Thursday, March 17, 2005

I think it's a good decision for congress to hold baseball's feet to the fire, though they're obviously about 10 years too late. But, really, of all the things there are to talk about, wall-to-wall live coverage of a congressional hearing on the dangers of steroid abuse? Listening to the wailing of committee members about the threat of setting a bad example for the children would make you think that every other high school locker is spilling over with needles, that football players, debate team members, and the marching band, are all sneaking off between classes to shoot up illegal testosterone.

I understand that steroid abuse can be a harbinger of severe depression and a variety of ill health, as well as being illegal. And I know that we should draw attention to what we can--the celebrity of pro athletes makes this spotlight possible. But don't you figure that other harmful, illegal things are higher on the list of destructive teenage activities? You wouldn't think so listening to TV and Capitol Hill today.

Can some of you in high school education comment on the stat I heard today that the CDC estimates 1 in 16 high schoolers have tried steroids?
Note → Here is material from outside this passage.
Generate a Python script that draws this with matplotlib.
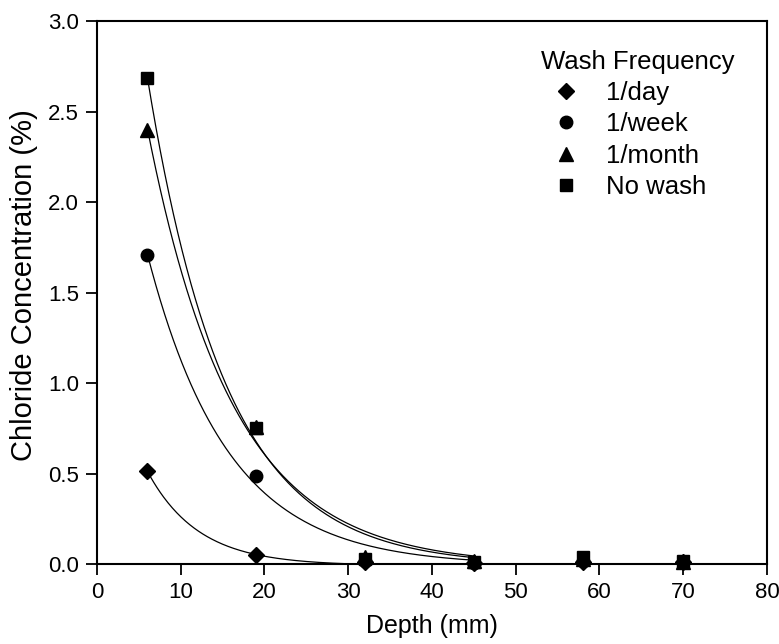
import numpy as np
import matplotlib
matplotlib.use("Agg")
from matplotlib import pyplot as plt

plt.rcParams['font.family'] = ['Liberation Sans', 'DejaVu Sans']

depth = [6, 19, 32, 45, 58, 70]
labels = ['1/day', '1/week', '1/month', 'No wash']
markers = ['D', 'o', '^', 's']
msizes = [8.5, 9, 9.5, 8]
day = [0.515, 0.05, 0.01, 0.005, 0.01, 0.01]
week = [1.71, 0.486, 0.02, 0.005, 0.02, 0.01]
month = [2.40, 0.757, 0.04, 0.015, 0.03, 0.01]
nowash = [2.685, 0.75, 0.03, 0.01, 0.04, 0.02]
series = [day, week, month, nowash]

fit_end = 45
offset = -0.008   # small baseline of the decay fits


def exp_fit(x, y):
    # least squares fit of y = offset + a*exp(-b*x), scanned over b
    x = np.asarray(x, float)
    y = np.asarray(y, float) - offset
    best = None
    for b in np.linspace(0.02, 0.5, 4000):
        e = np.exp(-b * x)
        a = (e @ y) / (e @ e)
        err = np.sum((y - a * e) ** 2)
        if best is None or err < best[0]:
            best = (err, a, b)
    return best[1], best[2]


fig, ax = plt.subplots(figsize=(7.79, 6.44), dpi=100)
fig.subplots_adjust(left=0.1245, right=0.9846, top=0.967, bottom=0.124)

for vals, lab, m, ms in zip(series, labels, markers, msizes):
    xs = [d for d in depth if d <= fit_end]
    ys = vals[:len(xs)]
    a, b = exp_fit(xs, ys)
    xx = np.linspace(depth[0], fit_end, 300)
    ax.plot(xx, offset + a * np.exp(-b * xx), color='black', lw=0.9)
    ax.plot(depth, vals, linestyle='none', marker=m, ms=ms, color='black',
            label=lab, clip_on=False, zorder=3)

ax.set_xlim(0, 80)
ax.set_ylim(0, 3.0)
ax.set_xticks(np.arange(0, 81, 10))
ax.set_yticks(np.arange(0, 3.01, 0.5))
ax.set_yticklabels(['%.1f' % v for v in np.arange(0, 3.01, 0.5)])
ax.tick_params(direction='out', length=8, width=1.3, labelsize=16, pad=5)
for s in ax.spines.values():
    s.set_linewidth(1.5)

ax.set_xlabel('Depth (mm)', fontsize=18, labelpad=8)
ax.set_ylabel('Chloride Concentration (%)', fontsize=21, labelpad=4)
ax.yaxis.set_label_coords(-0.088, 0.514)

leg = ax.legend(title='Wash Frequency', frameon=False, loc='upper left',
                bbox_to_anchor=(0.647, 0.966), fontsize=18.5, title_fontsize=18.5,
                handlelength=2.0, handletextpad=0.55, labelspacing=0.28,
                borderaxespad=0)
leg._legend_box.align = 'left'

fig.savefig('out.png', dpi=100)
With half of high schoolers being female, so smarter than that, that means 1 in 8 males. Does that sound right to those of you on the ground?

I'm not saying there's anything wrong with talking about harmful stuff, and the bad examples set by adults. But it's strange to me how much attention this is getting, and how ominous the warnings suddenly are (to justify the attention, I suppose). We would do better convincing more young men that their life does not depend on--and that they have more to offer than--just a career in sports.